- The Washington Times - Monday, April 14, 2008

ANNAPOLIS (AP) — It was a good thing a police officer was there when commercial watermen and recreational crabbers gathered recently to talk about dwindling blue crabs in the Chesapeake Bay.

With the Chesapeake’s hallmark seafood product becoming so scarce that Maryland and Virginia are weighing deep cuts to the crab harvest, tempers were short.

Hobbyist crabbers balked at arguments from the pros that the states’ surveys may be wrong, that crabs aren’t so bad off and the harvest shouldn’t be cut as severely as state regulators are considering — up to 40 percent of the female harvest slashed for an undetermined amount of time until the stock revives.

And the professional crabbers jeered at the recreational fishermen when they spoke in favor of the harvest reductions.

At one point, despite entreaties from state officials to remember the meeting was being held in a church, the professional crabbers shouted insults at a hobbyist and then stormed out of the room. No one came to blows, but for a few moments, it seemed possible.

Times are bad for the Chesapeake crabbers, and as crabs are disappearing, old tensions between professional watermen and sportsmen are growing stronger. Both are jockeying for the remaining crabs.

The rivalry has always existed, but with the crab population down for a decade, and more harvest cuts expected in both Maryland and Virginia, the dispute is getting ugly.

“Here we go again, begging for our livelihood,” said waterman Den Beck of Essex, speaking so loudly he didn’t need the microphone provided by the Maryland Department of Natural Resources for crabbers to air their complaints at the meeting.

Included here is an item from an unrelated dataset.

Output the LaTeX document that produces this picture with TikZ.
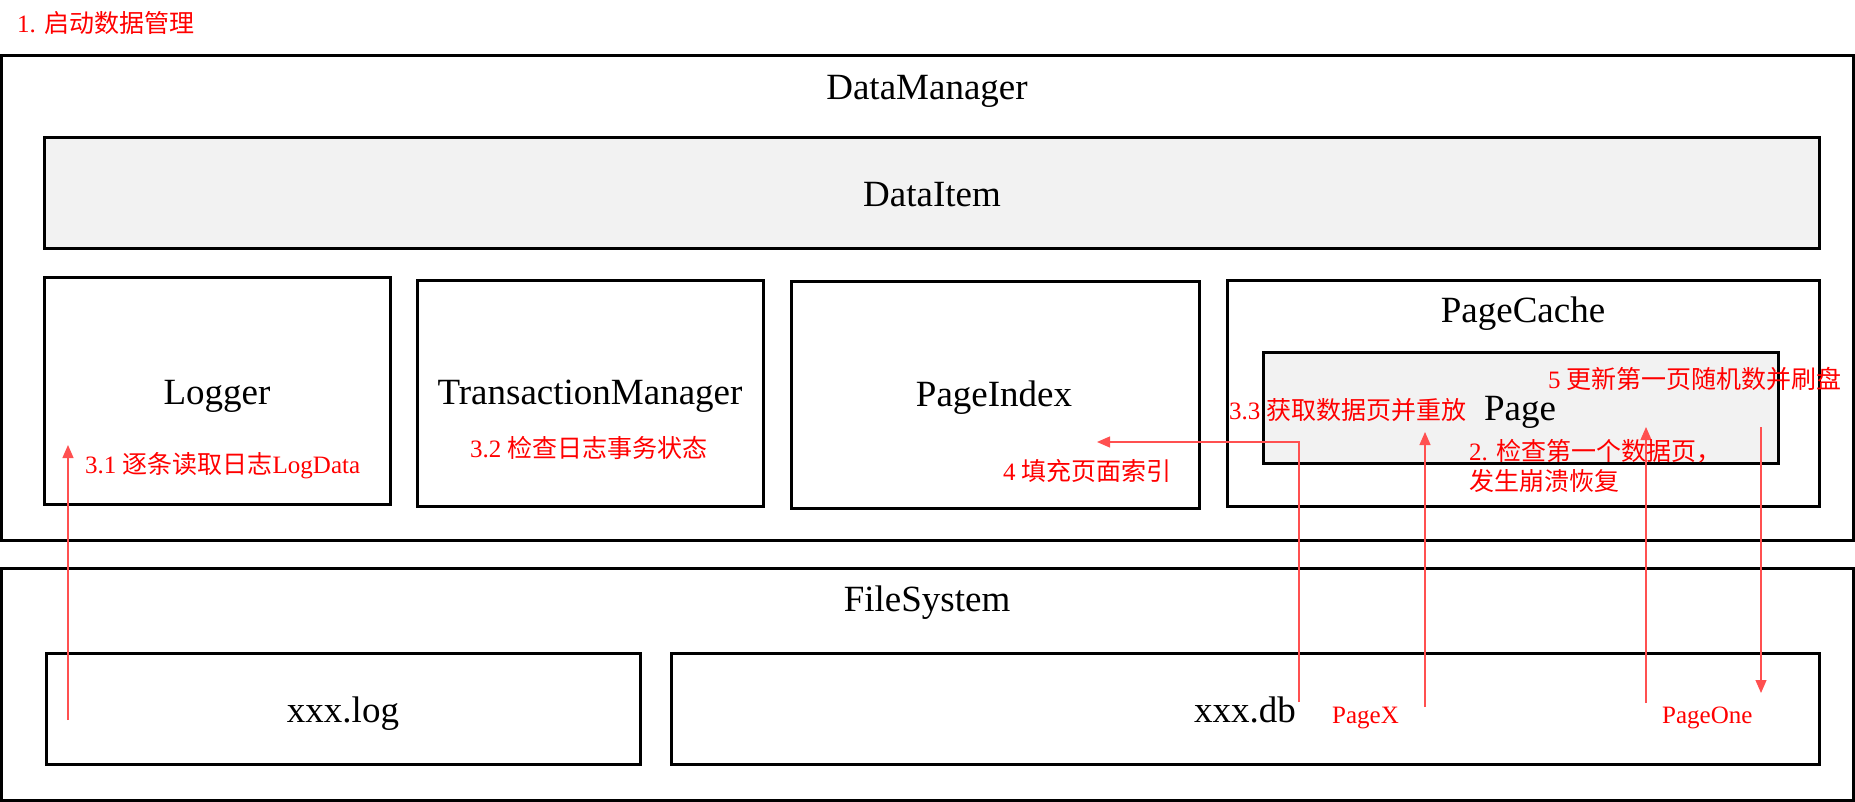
\documentclass[tikz,border=0pt]{standalone}
\usepackage{fontspec}
\usepackage{tikz}
\usetikzlibrary{arrows.meta}
\setmainfont{Liberation Serif}
\newfontfamily\cjk{Noto Sans CJK SC}
\definecolor{boxgray}{HTML}{F2F2F2}
\definecolor{notered}{HTML}{FF0000}
\definecolor{arrred}{HTML}{FF5050}
\tikzset{
  box/.style={draw=black, line width=3pt, inner sep=0pt},
  lbl/.style={anchor=base, inner sep=0pt, font=\fontsize{37}{40}\selectfont},
  note/.style={anchor=base west, inner sep=0pt, text=notered, font=\fontsize{25}{30}\selectfont},
  arr/.style={draw=arrred, line width=1.2pt, -{Triangle[length=13pt,width=11pt]}}
}

\begin{document}
\begin{tikzpicture}[x=1pt,y=-1pt]
\useasboundingbox (0,0) rectangle (1855,802);
\node[box, minimum width=1852pt, minimum height=484pt] (dm) at (927,298) {};
\node[box, fill=boxgray, minimum width=1775pt, minimum height=111pt] (item) at (931.5,193.5) {};
\node[box, minimum width=346pt, minimum height=226pt] (logger) at (217,391) {};
\node[box, minimum width=346pt, minimum height=225pt] (txmgr) at (590,393.5) {};
\node[box, minimum width=408pt, minimum height=226pt] (pidx) at (995,395) {};
\node[box, minimum width=592pt, minimum height=225pt] (pcache) at (1523,393.5) {};
\node[box, fill=boxgray, minimum width=515pt, minimum height=111pt] (page) at (1520.5,407.5) {};
\node[box, minimum width=1852pt, minimum height=232pt] (fs) at (927,684) {};
\node[box, minimum width=594pt, minimum height=111pt] (logf) at (343,708.5) {};
\node[box, minimum width=1148pt, minimum height=111pt] (dbf) at (1245,708.5) {};

\node[lbl] (dmtxt) at (927,100) {DataManager};
\node[lbl] (itemtxt) at (932,207) {DataItem};
\node[lbl] (loggertxt) at (217,404) {Logger};
\node[lbl] (txmgrtxt) at (590,404) {TransactionManager};
\node[lbl] (pidxtxt) at (994,406) {PageIndex};
\node[lbl] (pcachetxt) at (1523,323) {PageCache};
\node[lbl] (pagetxt) at (1520,420) {Page};
\node[lbl] (fstxt) at (927,611) {FileSystem};
\node[lbl] (logftxt) at (343,722) {xxx.log};
\node[lbl] (dbftxt) at (1245,722) {xxx.db};

\coordinate (logsrc) at (68,720);
\coordinate (logdst) at (68,445);
\coordinate (dbsrc) at (1299,702);
\coordinate (pidxdst) at (1097,442);
\coordinate (pxsrc) at (1425,707);
\coordinate (pxdst) at (1425,432);
\coordinate (posrc) at (1646,703);
\coordinate (podst) at (1646,427);
\coordinate (flsrc) at (1761,427);
\coordinate (fldst) at (1761,693);
\draw[arr] (logsrc) -- (logdst);
\draw[arr] (dbsrc) |- (pidxdst);
\draw[arr] (pxsrc) -- (pxdst);
\draw[arr] (posrc) -- (podst);
\draw[arr] (flsrc) -- (fldst);

\node[note] (s1) at (17,33) {1. {\cjk 启动数据管理}};
\node[note] (s31) at (85,473) {3.1 {\cjk 逐条读取日志}LogData};
\node[note] (s32) at (470,457) {3.2 {\cjk 检查日志事务状态}};
\node[note] (s4) at (1003,480) {4 {\cjk 填充页面索引}};
\node[note] (s33) at (1229,419) {3.3 {\cjk 获取数据页并重放}};
\node[note] (s5) at (1548,388) {5 {\cjk 更新第一页随机数并刷盘}};
\node[note, align=left] (s2) at (1469,490) {2. {\cjk 检查第一个数据页，}\\{\cjk 发生崩溃恢复}};
\node[note] (pagex) at (1332,723) {PageX};
\node[note] (pageone) at (1662,723) {PageOne};
\end{tikzpicture}
\end{document}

The harvest cuts would ratchet back the female catch in an effort to protect more reproducing adult females called sooks (rhymes with “books”). Options include a new size limit, lower bushel limits and even an all-out ban on catching sooks for several weeks in the fall, when the females are easily caught as they head south to warmer water.

Virginia is considering similar options. More details about the potential cuts were expected to be announced tomorrow, when Maryland Gov. Martin O’Malley was to meet with Virginia Gov. Tim Kaine in Colonial Beach, Va. The governors planned to announce the results of a winter dredge survey that all signals indicate will show another bad year for crabs.

“Our first responsibility is to restore and then sustain the blue crab population,” said DNR Secretary John Griffin.

Potential reductions were announced for recreational crabbers, too. The department may suggest a complete ban on recreational crabbers keeping females, and regulators also are expected to restrict the times that hobbyists can catch crabs.

But as tempers flared at the recent meeting, it became obvious neither side is happy with how the other is being managed.

Pros complain that DNR doesn’t keep track of how many crabs hobbyists catch, questioning estimates that recreational crabbers catch less than 10 percent of an annual harvest. Watermen also took issue with a potential change to catch limits on recreational crabbers that some pros contend could lead to more crabs being taken by the amateurs.

“They’re taking from the watermen and giving to the recreational,” said Richard Young of Dundalk, a professional crabber.

Some were more blunt.

“If they make these regulations stick, they might as well come into my house and take food off my table,” said professional waterman Thomas Dean Jr. of Point Lookout in St. Mary’s County. Dean believes only professionals should be allowed to crab. “They don’t belong out there at all,” he said of the hobbyists.

But recreational crabbers insist that they’re not to blame for the fishery’s woes, and that crabs don’t belong to the pros any more than anyone else.

“The resource belongs to the people. The resource does not belong to commercial crabbers,” said Robert Glenn, executive director of the Maryland chapter of the Coastal Conservation Association, a group that frequently clashes with professional fishermen.

“We are not cold-hearted or unsympathetic” to the watermen’s plight, Glenn said. But he said cutting back the harvest is necessary to save the crabs, even if the cut means some crabbers go out of business. “Nobody’s protected from economic harm.”

Watermen reply that they should get what crabs remain because their livelihoods depend on them.

“I raised my kids doing this. I hoped to do it with my grandkids,” said waterman Brian Abt of Miller’s Island. “But at this point, I don’t think that’s going to be possible.”